→ DIRECTIVE:
Quote the listing in full, exactly as given, minus any pictures.
┄┄┄┄┄┄┄┄┄┄
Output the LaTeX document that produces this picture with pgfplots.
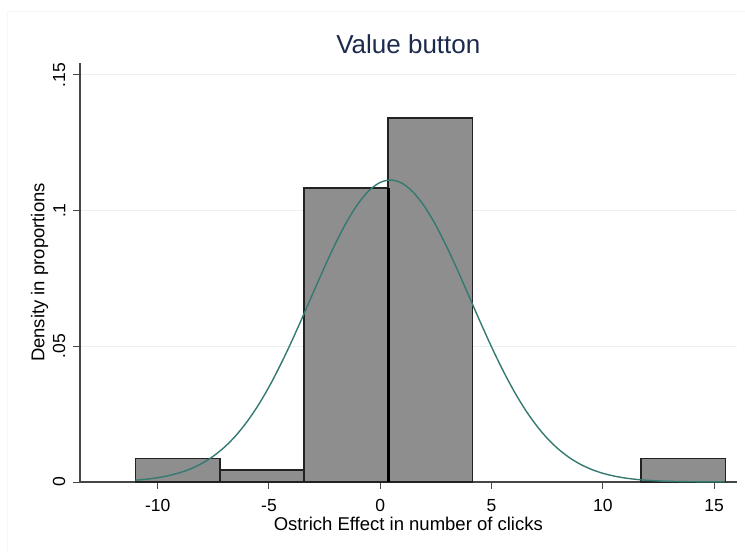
\documentclass[border=0pt]{standalone}
\usepackage{pgfplots}
\pgfplotsset{compat=1.18}
\usepackage{fontspec}
\setmainfont{Liberation Sans}

\definecolor{barfill}{RGB}{142,142,142}
\definecolor{barline}{RGB}{34,34,34}
\definecolor{normline}{RGB}{52,122,112}
\definecolor{titlecol}{RGB}{28,42,78}
\definecolor{gridcol}{RGB}{232,240,242}
\definecolor{axiscol}{RGB}{70,70,70}

% histogram densities (bin width 3.786, 7 bins from -11 to 15.5)
\pgfplotstableread{
x      d
-11     0.00866
-7.214  0.00433
-3.429  0.10830
0.357   0.13420
4.143   0
}\leftbins
\pgfplotstableread{
x      d
11.714  0.00866
15.5    0.00866
}\rightbins

\begin{document}
\begin{tikzpicture}
\begin{axis}[
  scale only axis, width=656.7pt, height=419pt,
  xmin=-13.49, xmax=16.01, ymin=0, ymax=0.1544,
  axis lines=left,
  axis line style={-, color=axiscol, line width=1.1pt},
  tick align=outside,
  major tick length=6.5pt,
  tick style={color=axiscol, line width=1pt},
  xtick={-10,-5,0,5,10,15},
  xticklabels={-10,-5,0,5,10,15},
  ytick={0,0.05,0.1,0.15},
  yticklabels={0,.05,.1,.15},
  ymajorgrids,
  grid style={gridcol, line width=0.9pt},
  every tick label/.append style={font=\fontsize{17.5}{20}\selectfont},
  xticklabel style={anchor=north, inner sep=0pt},
  xticklabel shift=11pt,
  yticklabel style={rotate=90, anchor=south, inner sep=0pt},
  yticklabel shift=8pt,
  xlabel={Ostrich Effect in number of clicks},
  ylabel={Density in proportions},
  label style={font=\fontsize{18.5}{21}\selectfont},
  xlabel style={anchor=center, inner sep=0pt, at={(axis description cs:0.5,-0.099)}},
  ylabel style={anchor=center, inner sep=0pt, at={(axis description cs:-0.0617,0.5)}},
  title={Value button},
  title style={font=\fontsize{26}{30}\selectfont, color=titlecol, anchor=base, inner sep=0pt, at={(axis description cs:0.5,1.008)}},
  clip=false,
]
\coordinate (O) at (rel axis cs:0,0);
\addplot[ybar interval, fill=barfill, draw=barline, line width=1.6pt] table[x=x, y=d] {\leftbins};
\addplot[ybar interval, fill=barfill, draw=barline, line width=1.6pt] table[x=x, y=d] {\rightbins};
% shared edge of the two central bins is drawn heavier
\addplot[black, line width=2.6pt] coordinates {(0.357,0) (0.357,0.1083)};
% fitted normal density, mean 0.45, sd 3.585
\addplot[normline, line width=1.4pt, smooth] coordinates {
(-11,0.000678) (-10.5,0.001049) (-10,0.001590) (-9.5,0.002366) (-9,0.003449)
(-8.5,0.004933) (-8,0.006920) (-7.5,0.009522) (-7,0.01285) (-6.5,0.01699)
(-6,0.02207) (-5.5,0.02808) (-5,0.03504) (-4.5,0.04291) (-4,0.05151)
(-3.5,0.06065) (-3,0.07004) (-2.5,0.07932) (-2,0.08811) (-1.5,0.09598)
(-1,0.10255) (-0.5,0.10744) (0,0.11041) (0.5,0.11128) (1,0.10998)
(1.5,0.10661) (2,0.10136) (2.5,0.09450) (3,0.08641) (3.5,0.07750)
(4,0.06816) (4.5,0.05879) (5,0.04973) (5.5,0.04126) (6,0.03357)
(6.5,0.02680) (7,0.02097) (7.5,0.01609) (8,0.01212) (8.5,0.008943)
(9,0.006478) (9.5,0.004599) (10,0.003203) (10.5,0.002188) (11,0.001465)
(11.5,0.000963) (12,0.000620) (12.5,0.000392) (13,0.000243) (13.5,0.000148)
(14,0.0000879) (14.5,0.0000514) (15,0.0000295) (15.5,0.0000166)
};
\end{axis}
% faint outer frame of the graph region
\draw[gray!7, line width=0.8pt] ([shift={(-72.7pt,-70pt)}]O) -- ([shift={(-72.7pt,470.3pt)}]O) -- ([shift={(665pt,470.3pt)}]O);
\pgfresetboundingbox
\path[use as bounding box] ([shift={(-80pt,-70pt)}]O) rectangle ([shift={(665pt,482pt)}]O);
\end{tikzpicture}
\end{document}
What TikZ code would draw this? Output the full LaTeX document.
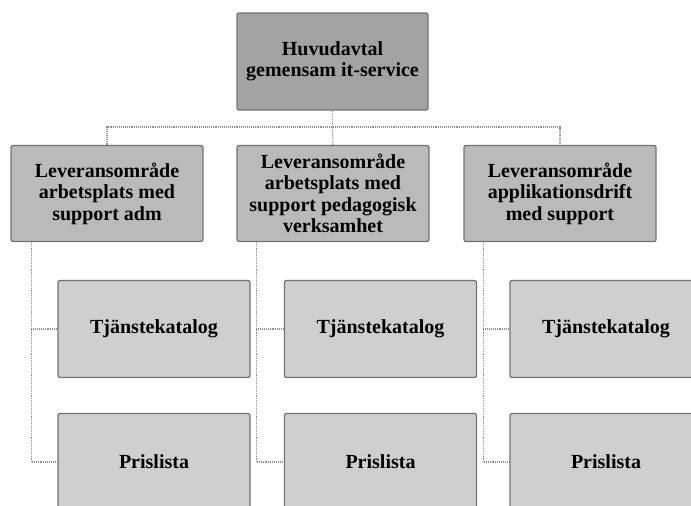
\documentclass[tikz,border=0pt]{standalone}
\usepackage{fontspec}
\setmainfont{Liberation Serif}
\begin{document}
\begin{tikzpicture}[x=1pt,y=1pt,
  box/.style={draw=black!55, line width=1.3pt, rounded corners=2pt, align=center,
    inner sep=2pt, font=\fontsize{20}{21.5}\selectfont\bfseries, text=black},
  topbox/.style={box, fill=black!36, minimum width=191pt, minimum height=97pt},
  midbox/.style={box, fill=black!27, minimum width=192pt, minimum height=96pt},
  lowbox/.style={box, fill=black!19, minimum width=192pt, minimum height=97pt},
  conn/.style={draw=black!45, densely dotted, line width=1.1pt}]
\useasboundingbox (0,0) rectangle (691,-506);
\begin{scope}
\clip (0,0) rectangle (691,-506);
\node[topbox] (top) at (332.5,-61.5) {Huvudavtal\\gemensam it-service};
\node[midbox] (m1) at (107,-193.5) {Leveransområde\\arbetsplats med\\support adm};
\node[midbox] (m2) at (333,-193.5) {Leveransområde\\arbetsplats med\\support pedagogisk\\verksamhet};
\node[midbox] (m3) at (560,-193.5) {Leveransområde\\applikationsdrift\\med support};
\node[lowbox] (t1) at (154,-329) {Tjänstekatalog};
\node[lowbox] (t2) at (380.5,-329) {Tjänstekatalog};
\node[lowbox] (t3) at (606,-329) {Tjänstekatalog};
\node[lowbox] (p1) at (154,-462) {Prislista};
\node[lowbox] (p2) at (380.5,-462) {Prislista};
\node[lowbox] (p3) at (606,-462) {Prislista};
\coordinate (bus) at (332.5,-127);
\draw[conn] (top.south) -- (top.south |- bus) -| (m1.north);
\draw[conn] (top.south |- bus) -| (m3.north);
\draw[conn] (top.south |- bus) -- (m2.north);
\coordinate (d1) at ([xshift=21pt]m1.south west);
\coordinate (d2) at ([xshift=20pt]m2.south west);
\coordinate (d3) at ([xshift=20pt]m3.south west);
\draw[conn] (d1) |- (p1.west);
\draw[conn] (d1) |- (t1.west);
\draw[conn] (d2) |- (p2.west);
\draw[conn] (d2) |- (t2.west);
\draw[conn] (d3) |- (p3.west);
\draw[conn] (d3) |- (t3.west);
\end{scope}
\end{tikzpicture}
\end{document}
┄┄┄┄┄┄┄┄┄┄
→ RESULT:
Output the LaTeX document that produces this picture with pgfplots.
\documentclass[border=0pt]{standalone}
\usepackage{pgfplots}
\pgfplotsset{compat=1.18}
\usepackage{fontspec}
\setmainfont{Liberation Sans}

\definecolor{barfill}{RGB}{142,142,142}
\definecolor{barline}{RGB}{34,34,34}
\definecolor{normline}{RGB}{52,122,112}
\definecolor{titlecol}{RGB}{28,42,78}
\definecolor{gridcol}{RGB}{232,240,242}
\definecolor{axiscol}{RGB}{70,70,70}

% histogram densities (bin width 3.786, 7 bins from -11 to 15.5)
\pgfplotstableread{
x      d
-11     0.00866
-7.214  0.00433
-3.429  0.10830
0.357   0.13420
4.143   0
}\leftbins
\pgfplotstableread{
x      d
11.714  0.00866
15.5    0.00866
}\rightbins

\begin{document}
\begin{tikzpicture}
\begin{axis}[
  scale only axis, width=656.7pt, height=419pt,
  xmin=-13.49, xmax=16.01, ymin=0, ymax=0.1544,
  axis lines=left,
  axis line style={-, color=axiscol, line width=1.1pt},
  tick align=outside,
  major tick length=6.5pt,
  tick style={color=axiscol, line width=1pt},
  xtick={-10,-5,0,5,10,15},
  xticklabels={-10,-5,0,5,10,15},
  ytick={0,0.05,0.1,0.15},
  yticklabels={0,.05,.1,.15},
  ymajorgrids,
  grid style={gridcol, line width=0.9pt},
  every tick label/.append style={font=\fontsize{17.5}{20}\selectfont},
  xticklabel style={anchor=north, inner sep=0pt},
  xticklabel shift=11pt,
  yticklabel style={rotate=90, anchor=south, inner sep=0pt},
  yticklabel shift=8pt,
  xlabel={Ostrich Effect in number of clicks},
  ylabel={Density in proportions},
  label style={font=\fontsize{18.5}{21}\selectfont},
  xlabel style={anchor=center, inner sep=0pt, at={(axis description cs:0.5,-0.099)}},
  ylabel style={anchor=center, inner sep=0pt, at={(axis description cs:-0.0617,0.5)}},
  title={Value button},
  title style={font=\fontsize{26}{30}\selectfont, color=titlecol, anchor=base, inner sep=0pt, at={(axis description cs:0.5,1.008)}},
  clip=false,
]
\coordinate (O) at (rel axis cs:0,0);
\addplot[ybar interval, fill=barfill, draw=barline, line width=1.6pt] table[x=x, y=d] {\leftbins};
\addplot[ybar interval, fill=barfill, draw=barline, line width=1.6pt] table[x=x, y=d] {\rightbins};
% shared edge of the two central bins is drawn heavier
\addplot[black, line width=2.6pt] coordinates {(0.357,0) (0.357,0.1083)};
% fitted normal density, mean 0.45, sd 3.585
\addplot[normline, line width=1.4pt, smooth] coordinates {
(-11,0.000678) (-10.5,0.001049) (-10,0.001590) (-9.5,0.002366) (-9,0.003449)
(-8.5,0.004933) (-8,0.006920) (-7.5,0.009522) (-7,0.01285) (-6.5,0.01699)
(-6,0.02207) (-5.5,0.02808) (-5,0.03504) (-4.5,0.04291) (-4,0.05151)
(-3.5,0.06065) (-3,0.07004) (-2.5,0.07932) (-2,0.08811) (-1.5,0.09598)
(-1,0.10255) (-0.5,0.10744) (0,0.11041) (0.5,0.11128) (1,0.10998)
(1.5,0.10661) (2,0.10136) (2.5,0.09450) (3,0.08641) (3.5,0.07750)
(4,0.06816) (4.5,0.05879) (5,0.04973) (5.5,0.04126) (6,0.03357)
(6.5,0.02680) (7,0.02097) (7.5,0.01609) (8,0.01212) (8.5,0.008943)
(9,0.006478) (9.5,0.004599) (10,0.003203) (10.5,0.002188) (11,0.001465)
(11.5,0.000963) (12,0.000620) (12.5,0.000392) (13,0.000243) (13.5,0.000148)
(14,0.0000879) (14.5,0.0000514) (15,0.0000295) (15.5,0.0000166)
};
\end{axis}
% faint outer frame of the graph region
\draw[gray!7, line width=0.8pt] ([shift={(-72.7pt,-70pt)}]O) -- ([shift={(-72.7pt,470.3pt)}]O) -- ([shift={(665pt,470.3pt)}]O);
\pgfresetboundingbox
\path[use as bounding box] ([shift={(-80pt,-70pt)}]O) rectangle ([shift={(665pt,482pt)}]O);
\end{tikzpicture}
\end{document}
What TikZ code would draw this? Output the full LaTeX document.
\documentclass[tikz,border=0pt]{standalone}
\usepackage{fontspec}
\setmainfont{Liberation Serif}
\begin{document}
\begin{tikzpicture}[x=1pt,y=1pt,
  box/.style={draw=black!55, line width=1.3pt, rounded corners=2pt, align=center,
    inner sep=2pt, font=\fontsize{20}{21.5}\selectfont\bfseries, text=black},
  topbox/.style={box, fill=black!36, minimum width=191pt, minimum height=97pt},
  midbox/.style={box, fill=black!27, minimum width=192pt, minimum height=96pt},
  lowbox/.style={box, fill=black!19, minimum width=192pt, minimum height=97pt},
  conn/.style={draw=black!45, densely dotted, line width=1.1pt}]
\useasboundingbox (0,0) rectangle (691,-506);
\begin{scope}
\clip (0,0) rectangle (691,-506);
\node[topbox] (top) at (332.5,-61.5) {Huvudavtal\\gemensam it-service};
\node[midbox] (m1) at (107,-193.5) {Leveransområde\\arbetsplats med\\support adm};
\node[midbox] (m2) at (333,-193.5) {Leveransområde\\arbetsplats med\\support pedagogisk\\verksamhet};
\node[midbox] (m3) at (560,-193.5) {Leveransområde\\applikationsdrift\\med support};
\node[lowbox] (t1) at (154,-329) {Tjänstekatalog};
\node[lowbox] (t2) at (380.5,-329) {Tjänstekatalog};
\node[lowbox] (t3) at (606,-329) {Tjänstekatalog};
\node[lowbox] (p1) at (154,-462) {Prislista};
\node[lowbox] (p2) at (380.5,-462) {Prislista};
\node[lowbox] (p3) at (606,-462) {Prislista};
\coordinate (bus) at (332.5,-127);
\draw[conn] (top.south) -- (top.south |- bus) -| (m1.north);
\draw[conn] (top.south |- bus) -| (m3.north);
\draw[conn] (top.south |- bus) -- (m2.north);
\coordinate (d1) at ([xshift=21pt]m1.south west);
\coordinate (d2) at ([xshift=20pt]m2.south west);
\coordinate (d3) at ([xshift=20pt]m3.south west);
\draw[conn] (d1) |- (p1.west);
\draw[conn] (d1) |- (t1.west);
\draw[conn] (d2) |- (p2.west);
\draw[conn] (d2) |- (t2.west);
\draw[conn] (d3) |- (p3.west);
\draw[conn] (d3) |- (t3.west);
\end{scope}
\end{tikzpicture}
\end{document}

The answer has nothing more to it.